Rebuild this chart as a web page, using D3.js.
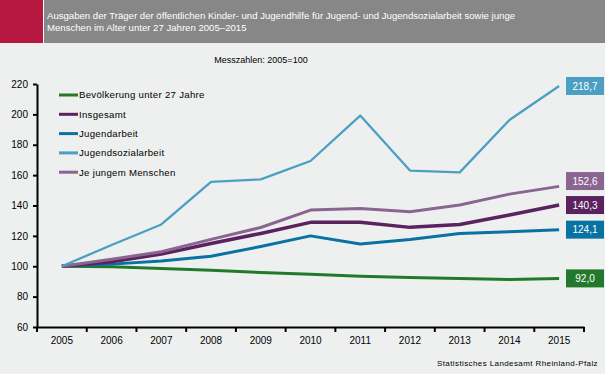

--

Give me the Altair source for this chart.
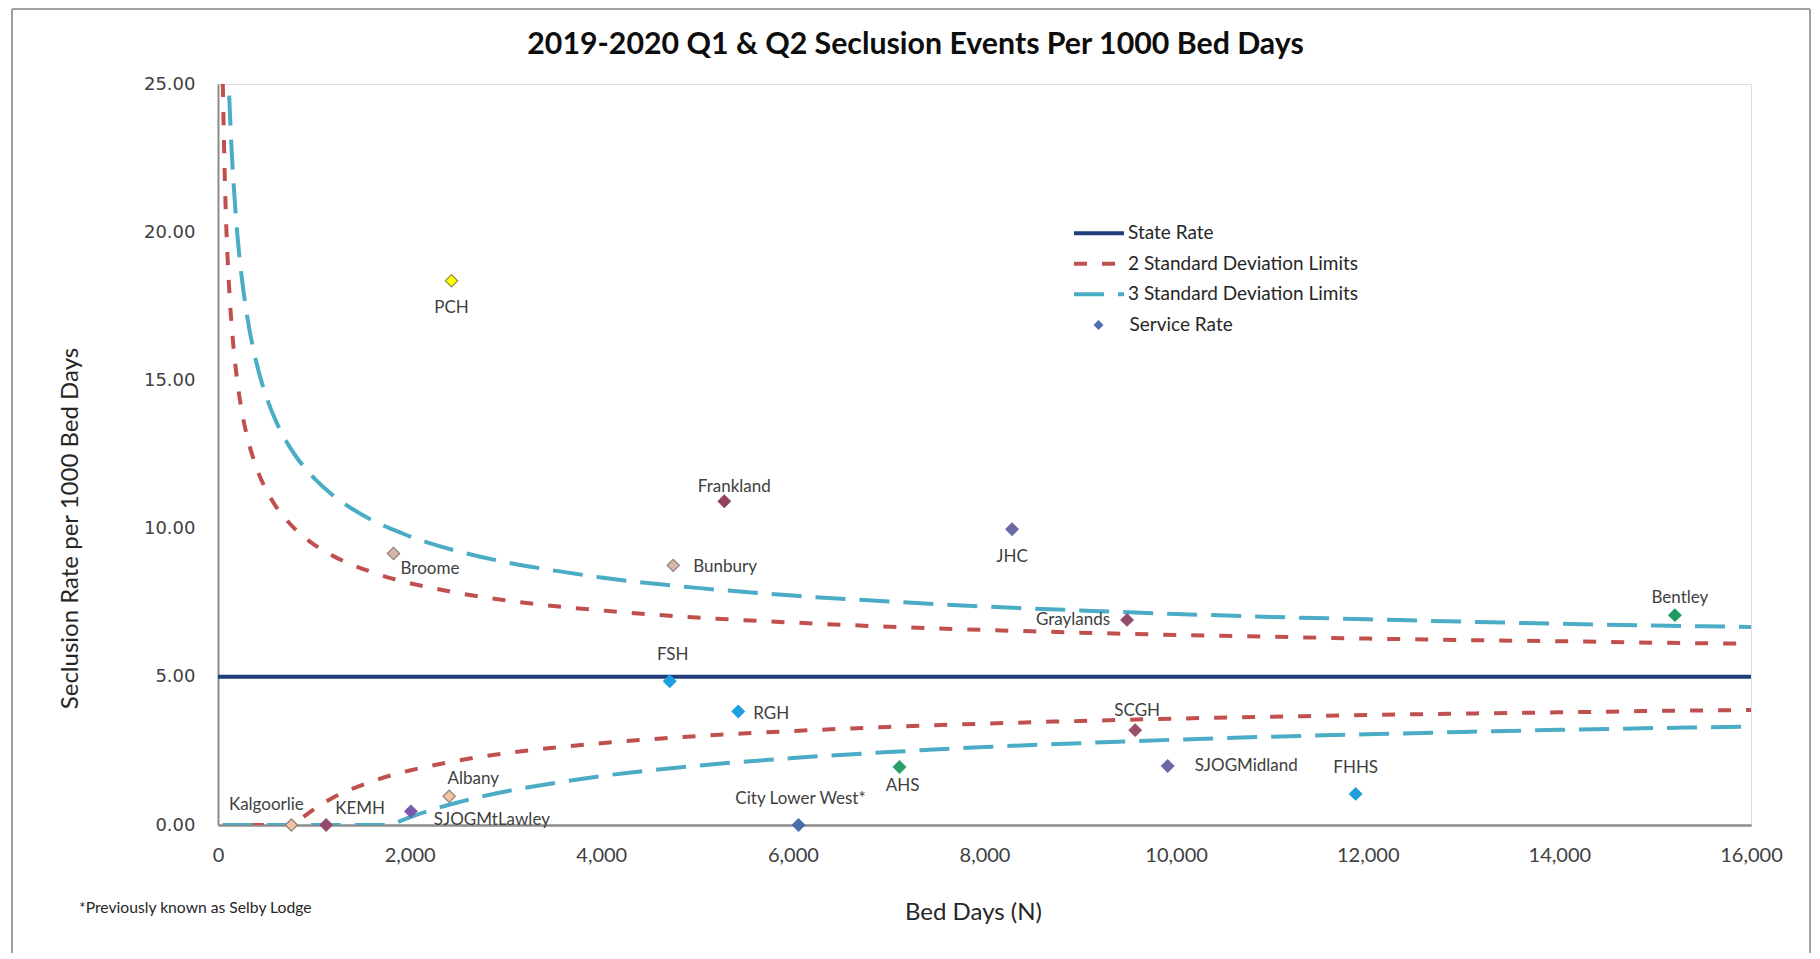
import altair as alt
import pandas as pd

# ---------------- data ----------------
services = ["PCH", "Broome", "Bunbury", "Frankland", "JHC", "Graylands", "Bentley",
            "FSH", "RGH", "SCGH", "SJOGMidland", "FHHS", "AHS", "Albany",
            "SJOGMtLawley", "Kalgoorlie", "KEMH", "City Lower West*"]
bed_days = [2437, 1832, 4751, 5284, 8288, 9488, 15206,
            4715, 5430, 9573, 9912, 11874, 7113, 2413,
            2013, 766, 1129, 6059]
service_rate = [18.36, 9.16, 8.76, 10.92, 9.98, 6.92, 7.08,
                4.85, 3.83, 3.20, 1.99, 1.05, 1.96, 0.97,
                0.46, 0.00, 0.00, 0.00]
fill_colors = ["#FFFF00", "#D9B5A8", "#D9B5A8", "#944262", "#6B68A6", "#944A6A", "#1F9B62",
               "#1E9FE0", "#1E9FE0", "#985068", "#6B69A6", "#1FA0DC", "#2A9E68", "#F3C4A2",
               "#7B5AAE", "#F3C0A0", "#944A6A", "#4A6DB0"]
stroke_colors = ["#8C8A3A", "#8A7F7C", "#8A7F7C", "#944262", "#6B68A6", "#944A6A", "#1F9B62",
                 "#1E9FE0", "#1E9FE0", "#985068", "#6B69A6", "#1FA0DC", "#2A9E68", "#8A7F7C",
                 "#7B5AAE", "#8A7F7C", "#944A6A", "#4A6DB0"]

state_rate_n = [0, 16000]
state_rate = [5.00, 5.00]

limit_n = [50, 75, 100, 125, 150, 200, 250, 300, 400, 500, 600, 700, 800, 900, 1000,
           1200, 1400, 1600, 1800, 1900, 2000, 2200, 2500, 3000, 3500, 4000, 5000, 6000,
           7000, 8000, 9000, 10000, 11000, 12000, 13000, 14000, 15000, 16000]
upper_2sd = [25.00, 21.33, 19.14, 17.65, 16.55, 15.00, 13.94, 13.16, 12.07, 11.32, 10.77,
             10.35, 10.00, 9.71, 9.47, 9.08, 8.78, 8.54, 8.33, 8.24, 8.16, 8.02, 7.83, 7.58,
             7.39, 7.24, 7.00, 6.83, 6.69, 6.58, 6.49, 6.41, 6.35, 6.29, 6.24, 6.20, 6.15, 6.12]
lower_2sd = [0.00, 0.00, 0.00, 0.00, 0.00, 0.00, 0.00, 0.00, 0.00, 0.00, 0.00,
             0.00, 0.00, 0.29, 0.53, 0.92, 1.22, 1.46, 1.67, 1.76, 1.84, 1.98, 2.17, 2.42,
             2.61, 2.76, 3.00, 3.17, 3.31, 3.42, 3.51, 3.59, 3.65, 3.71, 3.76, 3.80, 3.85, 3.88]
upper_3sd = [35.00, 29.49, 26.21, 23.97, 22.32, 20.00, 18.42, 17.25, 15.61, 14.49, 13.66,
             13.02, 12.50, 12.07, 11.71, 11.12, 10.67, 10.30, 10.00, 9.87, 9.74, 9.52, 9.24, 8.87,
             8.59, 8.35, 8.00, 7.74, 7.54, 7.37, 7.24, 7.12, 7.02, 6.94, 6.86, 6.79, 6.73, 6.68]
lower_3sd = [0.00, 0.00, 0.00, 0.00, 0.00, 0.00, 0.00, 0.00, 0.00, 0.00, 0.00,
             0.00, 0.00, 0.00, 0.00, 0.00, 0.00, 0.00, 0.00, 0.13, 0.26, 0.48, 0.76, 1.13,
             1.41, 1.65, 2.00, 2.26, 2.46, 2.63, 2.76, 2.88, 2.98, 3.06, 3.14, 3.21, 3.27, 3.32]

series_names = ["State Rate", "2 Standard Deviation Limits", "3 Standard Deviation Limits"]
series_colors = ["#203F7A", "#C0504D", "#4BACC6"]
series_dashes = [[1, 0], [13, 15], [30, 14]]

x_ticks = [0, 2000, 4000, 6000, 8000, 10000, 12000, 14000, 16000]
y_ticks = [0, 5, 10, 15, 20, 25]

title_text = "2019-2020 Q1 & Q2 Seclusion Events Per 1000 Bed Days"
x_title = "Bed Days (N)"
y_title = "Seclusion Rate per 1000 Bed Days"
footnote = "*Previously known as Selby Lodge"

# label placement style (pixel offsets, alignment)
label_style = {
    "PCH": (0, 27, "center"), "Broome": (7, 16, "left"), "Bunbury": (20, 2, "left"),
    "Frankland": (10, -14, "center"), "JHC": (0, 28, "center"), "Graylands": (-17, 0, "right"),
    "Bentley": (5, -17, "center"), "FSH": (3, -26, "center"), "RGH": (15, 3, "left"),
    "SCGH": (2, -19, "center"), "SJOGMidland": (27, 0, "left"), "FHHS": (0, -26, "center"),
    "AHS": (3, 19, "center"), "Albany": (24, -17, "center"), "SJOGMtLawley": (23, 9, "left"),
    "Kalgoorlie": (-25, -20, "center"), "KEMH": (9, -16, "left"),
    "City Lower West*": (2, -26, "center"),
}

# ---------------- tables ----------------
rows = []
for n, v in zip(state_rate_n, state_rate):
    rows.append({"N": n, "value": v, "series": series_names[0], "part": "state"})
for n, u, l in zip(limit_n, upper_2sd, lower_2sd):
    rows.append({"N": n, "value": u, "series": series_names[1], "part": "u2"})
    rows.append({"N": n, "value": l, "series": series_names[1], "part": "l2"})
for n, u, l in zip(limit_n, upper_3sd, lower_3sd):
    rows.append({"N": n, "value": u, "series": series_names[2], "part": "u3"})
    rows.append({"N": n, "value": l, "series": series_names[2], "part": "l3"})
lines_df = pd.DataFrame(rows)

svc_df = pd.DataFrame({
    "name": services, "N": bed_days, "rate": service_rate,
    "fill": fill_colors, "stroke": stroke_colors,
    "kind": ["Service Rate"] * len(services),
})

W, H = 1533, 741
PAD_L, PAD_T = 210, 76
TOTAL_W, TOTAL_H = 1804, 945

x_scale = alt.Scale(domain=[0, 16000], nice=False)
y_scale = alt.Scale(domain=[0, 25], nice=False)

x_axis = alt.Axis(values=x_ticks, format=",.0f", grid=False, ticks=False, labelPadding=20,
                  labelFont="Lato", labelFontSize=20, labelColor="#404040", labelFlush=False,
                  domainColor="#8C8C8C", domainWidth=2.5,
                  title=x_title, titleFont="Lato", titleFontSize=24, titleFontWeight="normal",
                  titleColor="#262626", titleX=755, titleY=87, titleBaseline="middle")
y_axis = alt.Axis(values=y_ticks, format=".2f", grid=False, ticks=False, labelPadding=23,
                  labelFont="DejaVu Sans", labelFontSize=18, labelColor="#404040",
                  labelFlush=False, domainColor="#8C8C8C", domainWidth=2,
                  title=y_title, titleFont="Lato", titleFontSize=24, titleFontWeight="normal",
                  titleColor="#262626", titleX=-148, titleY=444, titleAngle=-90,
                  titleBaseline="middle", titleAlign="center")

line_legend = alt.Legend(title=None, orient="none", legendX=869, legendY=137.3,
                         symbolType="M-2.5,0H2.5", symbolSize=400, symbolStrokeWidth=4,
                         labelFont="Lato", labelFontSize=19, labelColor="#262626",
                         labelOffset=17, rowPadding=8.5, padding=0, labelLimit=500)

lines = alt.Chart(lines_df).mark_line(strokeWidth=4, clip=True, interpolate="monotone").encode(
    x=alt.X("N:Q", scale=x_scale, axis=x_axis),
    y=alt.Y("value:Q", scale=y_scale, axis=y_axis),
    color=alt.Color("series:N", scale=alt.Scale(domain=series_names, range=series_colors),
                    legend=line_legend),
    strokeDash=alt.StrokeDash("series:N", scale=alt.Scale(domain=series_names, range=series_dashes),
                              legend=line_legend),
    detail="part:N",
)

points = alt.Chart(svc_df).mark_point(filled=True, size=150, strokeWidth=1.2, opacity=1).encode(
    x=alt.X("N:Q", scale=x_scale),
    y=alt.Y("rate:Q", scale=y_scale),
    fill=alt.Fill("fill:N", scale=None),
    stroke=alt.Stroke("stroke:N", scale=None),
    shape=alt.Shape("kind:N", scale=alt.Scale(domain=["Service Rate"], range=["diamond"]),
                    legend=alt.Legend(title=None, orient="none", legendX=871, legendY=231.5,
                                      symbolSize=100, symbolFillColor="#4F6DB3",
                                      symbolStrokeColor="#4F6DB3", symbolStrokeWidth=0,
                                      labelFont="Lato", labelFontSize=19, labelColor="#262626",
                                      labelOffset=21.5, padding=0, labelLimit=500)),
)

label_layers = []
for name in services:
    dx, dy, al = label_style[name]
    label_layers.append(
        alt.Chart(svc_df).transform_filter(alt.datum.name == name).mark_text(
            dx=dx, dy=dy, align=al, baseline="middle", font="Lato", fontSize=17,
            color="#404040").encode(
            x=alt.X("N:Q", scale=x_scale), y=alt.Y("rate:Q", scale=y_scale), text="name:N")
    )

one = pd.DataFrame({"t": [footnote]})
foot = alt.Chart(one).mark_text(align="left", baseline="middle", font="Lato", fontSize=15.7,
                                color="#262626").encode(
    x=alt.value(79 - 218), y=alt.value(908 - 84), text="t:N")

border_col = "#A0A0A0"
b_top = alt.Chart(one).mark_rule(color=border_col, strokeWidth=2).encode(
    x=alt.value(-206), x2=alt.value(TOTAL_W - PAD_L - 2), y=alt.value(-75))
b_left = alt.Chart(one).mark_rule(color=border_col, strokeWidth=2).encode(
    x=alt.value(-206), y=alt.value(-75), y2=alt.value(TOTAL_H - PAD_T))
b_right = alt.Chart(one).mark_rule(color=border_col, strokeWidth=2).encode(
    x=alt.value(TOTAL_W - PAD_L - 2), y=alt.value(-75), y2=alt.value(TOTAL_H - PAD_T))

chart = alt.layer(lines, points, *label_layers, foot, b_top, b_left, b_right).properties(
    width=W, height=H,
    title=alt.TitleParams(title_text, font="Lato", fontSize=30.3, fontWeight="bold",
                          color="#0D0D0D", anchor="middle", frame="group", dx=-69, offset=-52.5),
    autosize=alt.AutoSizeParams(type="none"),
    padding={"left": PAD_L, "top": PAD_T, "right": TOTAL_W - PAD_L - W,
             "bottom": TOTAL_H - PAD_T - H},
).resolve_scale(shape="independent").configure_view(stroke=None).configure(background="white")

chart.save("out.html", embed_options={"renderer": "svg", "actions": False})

* * *

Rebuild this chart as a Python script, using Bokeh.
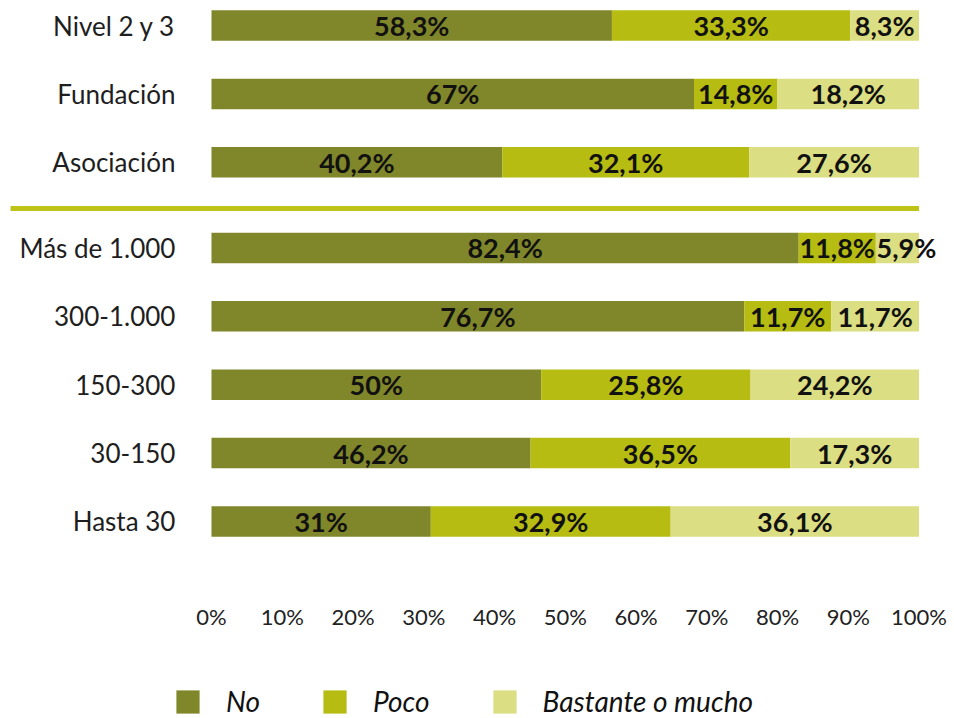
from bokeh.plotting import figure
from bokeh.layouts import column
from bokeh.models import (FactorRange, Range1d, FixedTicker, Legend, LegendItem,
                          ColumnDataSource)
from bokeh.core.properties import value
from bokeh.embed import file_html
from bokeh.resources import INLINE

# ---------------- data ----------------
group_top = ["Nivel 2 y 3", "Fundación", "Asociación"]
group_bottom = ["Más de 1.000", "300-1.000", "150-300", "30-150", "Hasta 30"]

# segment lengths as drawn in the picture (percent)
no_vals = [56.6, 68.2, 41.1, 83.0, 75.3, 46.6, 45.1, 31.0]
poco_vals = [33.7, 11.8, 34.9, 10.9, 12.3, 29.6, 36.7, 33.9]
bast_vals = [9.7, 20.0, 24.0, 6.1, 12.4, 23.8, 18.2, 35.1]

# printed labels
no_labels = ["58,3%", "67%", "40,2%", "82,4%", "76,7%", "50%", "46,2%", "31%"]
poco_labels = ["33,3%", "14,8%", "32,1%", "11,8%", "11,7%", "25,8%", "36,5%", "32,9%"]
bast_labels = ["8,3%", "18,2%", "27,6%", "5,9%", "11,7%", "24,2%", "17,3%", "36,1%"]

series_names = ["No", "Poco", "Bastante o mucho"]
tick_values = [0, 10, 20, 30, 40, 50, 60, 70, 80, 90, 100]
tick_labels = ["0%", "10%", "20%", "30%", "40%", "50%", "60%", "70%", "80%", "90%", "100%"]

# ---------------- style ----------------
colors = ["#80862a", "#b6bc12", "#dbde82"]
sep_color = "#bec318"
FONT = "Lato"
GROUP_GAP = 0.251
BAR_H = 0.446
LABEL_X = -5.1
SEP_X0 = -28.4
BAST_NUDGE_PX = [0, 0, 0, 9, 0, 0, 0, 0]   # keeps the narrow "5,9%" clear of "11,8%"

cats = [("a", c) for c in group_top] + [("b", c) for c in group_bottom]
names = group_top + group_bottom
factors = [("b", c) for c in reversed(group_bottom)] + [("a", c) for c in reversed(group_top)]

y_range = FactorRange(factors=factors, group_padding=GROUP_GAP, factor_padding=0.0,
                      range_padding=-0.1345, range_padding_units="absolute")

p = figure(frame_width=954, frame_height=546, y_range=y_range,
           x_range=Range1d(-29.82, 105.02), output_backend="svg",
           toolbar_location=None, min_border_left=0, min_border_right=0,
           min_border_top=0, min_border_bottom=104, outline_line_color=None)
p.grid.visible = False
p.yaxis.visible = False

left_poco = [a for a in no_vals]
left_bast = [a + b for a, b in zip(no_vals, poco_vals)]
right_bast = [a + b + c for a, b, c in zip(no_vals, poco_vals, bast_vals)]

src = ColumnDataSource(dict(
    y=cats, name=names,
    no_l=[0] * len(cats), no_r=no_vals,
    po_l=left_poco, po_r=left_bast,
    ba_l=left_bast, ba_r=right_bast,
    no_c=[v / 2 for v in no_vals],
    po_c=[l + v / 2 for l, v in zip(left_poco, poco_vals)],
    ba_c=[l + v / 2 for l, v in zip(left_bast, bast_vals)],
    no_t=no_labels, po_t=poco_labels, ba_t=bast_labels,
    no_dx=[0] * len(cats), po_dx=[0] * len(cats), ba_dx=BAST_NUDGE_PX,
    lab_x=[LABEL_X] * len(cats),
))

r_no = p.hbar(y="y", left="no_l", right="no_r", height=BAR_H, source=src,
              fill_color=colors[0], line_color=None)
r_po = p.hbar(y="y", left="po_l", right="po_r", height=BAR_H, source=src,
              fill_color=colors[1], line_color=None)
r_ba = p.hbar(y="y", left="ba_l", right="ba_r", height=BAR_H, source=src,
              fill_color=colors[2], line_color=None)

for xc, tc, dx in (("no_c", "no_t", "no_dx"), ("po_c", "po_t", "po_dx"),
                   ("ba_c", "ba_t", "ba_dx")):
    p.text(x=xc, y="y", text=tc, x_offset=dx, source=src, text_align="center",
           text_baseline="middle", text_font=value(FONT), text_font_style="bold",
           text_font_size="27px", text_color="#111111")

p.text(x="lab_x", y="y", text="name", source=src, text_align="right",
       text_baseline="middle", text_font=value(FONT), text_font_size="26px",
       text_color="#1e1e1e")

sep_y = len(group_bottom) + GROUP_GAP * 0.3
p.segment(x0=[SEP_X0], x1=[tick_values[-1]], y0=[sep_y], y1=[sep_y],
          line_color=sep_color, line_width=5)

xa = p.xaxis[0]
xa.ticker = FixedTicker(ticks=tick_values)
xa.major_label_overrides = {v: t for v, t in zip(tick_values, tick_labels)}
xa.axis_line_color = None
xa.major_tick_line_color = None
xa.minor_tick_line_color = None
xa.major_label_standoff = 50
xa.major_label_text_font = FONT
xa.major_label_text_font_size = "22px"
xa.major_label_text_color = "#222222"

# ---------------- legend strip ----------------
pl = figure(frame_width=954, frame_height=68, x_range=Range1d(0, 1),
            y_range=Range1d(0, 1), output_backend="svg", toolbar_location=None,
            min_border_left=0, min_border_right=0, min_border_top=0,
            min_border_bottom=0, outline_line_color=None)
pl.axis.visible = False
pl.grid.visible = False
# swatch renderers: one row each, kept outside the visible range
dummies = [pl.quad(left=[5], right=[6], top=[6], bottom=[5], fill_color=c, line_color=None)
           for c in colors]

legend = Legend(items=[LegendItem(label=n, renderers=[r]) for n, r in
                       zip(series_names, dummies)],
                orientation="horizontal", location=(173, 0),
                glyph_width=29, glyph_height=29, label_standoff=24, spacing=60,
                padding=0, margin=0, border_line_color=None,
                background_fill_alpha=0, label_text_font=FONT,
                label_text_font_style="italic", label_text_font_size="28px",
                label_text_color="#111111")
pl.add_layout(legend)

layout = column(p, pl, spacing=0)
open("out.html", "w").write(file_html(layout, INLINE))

## STATED EXERCISE
Go through the listing above and locate each line that holds the word "using". Copy those lines.

## FINISHED TASK
Rebuild this chart as a web page, using D3.js.
Rebuild this chart as a Python script, using Bokeh.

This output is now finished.